The Next Step After Defining My Blog Philosophy
Now that I had shaped my blog philosophy, the next step was planning the structure. I know myself. There’s a good chance this blog will evolve into something more over time.
This part, the space planning, isn’t where the magic happens for me. But it’s what makes the magic sustainable. That’s where it gets tricky. It’s easy to lose hours tweaking things under the guise of progress. Website setup is structured, familiar, and safely impersonal. Writing — actually putting myself out there — is the edge I hesitate to cross. So yes, I’ll gladly spend an afternoon experimenting with layouts or fussing with menus if it lets me delay hitting publish.
Still, the space needs to move toward completion. And to get there, real planning is essential.
Why I Didn’t Just Use a Blog Platform
I wasn’t simply launching a blog. I was building a site that could hold more than a running list of posts. Maybe it stays a tidy little journal of thought. But maybe it doesn’t.

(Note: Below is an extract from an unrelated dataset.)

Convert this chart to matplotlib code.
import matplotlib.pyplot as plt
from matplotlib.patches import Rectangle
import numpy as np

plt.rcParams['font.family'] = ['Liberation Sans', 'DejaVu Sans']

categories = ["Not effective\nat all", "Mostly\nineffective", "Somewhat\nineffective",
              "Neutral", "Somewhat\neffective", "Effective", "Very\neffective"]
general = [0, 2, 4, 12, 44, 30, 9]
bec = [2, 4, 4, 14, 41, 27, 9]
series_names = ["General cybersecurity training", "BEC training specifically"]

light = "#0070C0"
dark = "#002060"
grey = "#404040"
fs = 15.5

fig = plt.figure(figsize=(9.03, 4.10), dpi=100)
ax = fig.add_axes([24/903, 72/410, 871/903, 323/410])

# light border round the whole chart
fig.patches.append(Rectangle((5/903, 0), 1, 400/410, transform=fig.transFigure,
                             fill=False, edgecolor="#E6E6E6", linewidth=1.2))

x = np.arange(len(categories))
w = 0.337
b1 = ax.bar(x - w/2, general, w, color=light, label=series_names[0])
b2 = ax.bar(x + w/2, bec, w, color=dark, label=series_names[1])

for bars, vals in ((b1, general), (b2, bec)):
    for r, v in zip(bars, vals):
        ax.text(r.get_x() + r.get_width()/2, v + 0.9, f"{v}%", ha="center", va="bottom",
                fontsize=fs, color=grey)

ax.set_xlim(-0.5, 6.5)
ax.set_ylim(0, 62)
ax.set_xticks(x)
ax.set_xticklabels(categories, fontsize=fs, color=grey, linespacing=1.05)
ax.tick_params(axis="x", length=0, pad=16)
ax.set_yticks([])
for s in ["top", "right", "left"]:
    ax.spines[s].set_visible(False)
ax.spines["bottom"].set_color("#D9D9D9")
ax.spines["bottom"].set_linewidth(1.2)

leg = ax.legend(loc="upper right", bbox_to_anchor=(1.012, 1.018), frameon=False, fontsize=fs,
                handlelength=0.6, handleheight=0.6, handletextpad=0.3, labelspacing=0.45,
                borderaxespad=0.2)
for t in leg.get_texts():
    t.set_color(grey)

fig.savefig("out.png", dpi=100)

So I went with WordPress.org, hosted through Bluehost. Not because I researched every possibility, but because I’ve used both before and knew what to expect. Their support has been reliable, available, and responsive.
Planning for Growth Without Overplanning
Some of the questions I considered: Will I add an affiliate program? Do I need an LLC to support that? Should I have a contact page? A media kit?
Not all of these needed answers immediately. But I needed to leave space for answers to emerge.
The Essential Page Architecture
Core Pages: Home, About, Blog, Disclosures.
Personality Pages: Hi, I’m Kathi (author cards at end of posts), Recommendations.
Future Considerations: Contact, Work With Me.
The Visual Challenge: Graphics Without the Spiral
The question isn’t whether to include images, but what kind. I default to uniformity and symmetry, but maybe connected intent matters more than perfect execution.
Graphic style options I considered: No Graphics (clean, focus on writing, can feel bare), Personal Photos (relatable but time-consuming and privacy concerns), Stock Photos (polished but can feel generic), Branded Illustrations (strong identity but expensive), Icons/Simple Graphics (adds charm but risk of looking amateurish).
How AI Helped Me
AI didn’t build the blog, but it did help me check tone consistency across pages, define tags based on emerging themes, distill ideas into clear categories, translate outdated tutorials when interfaces had changed, and sanity-check when screenshots didn’t match current interfaces.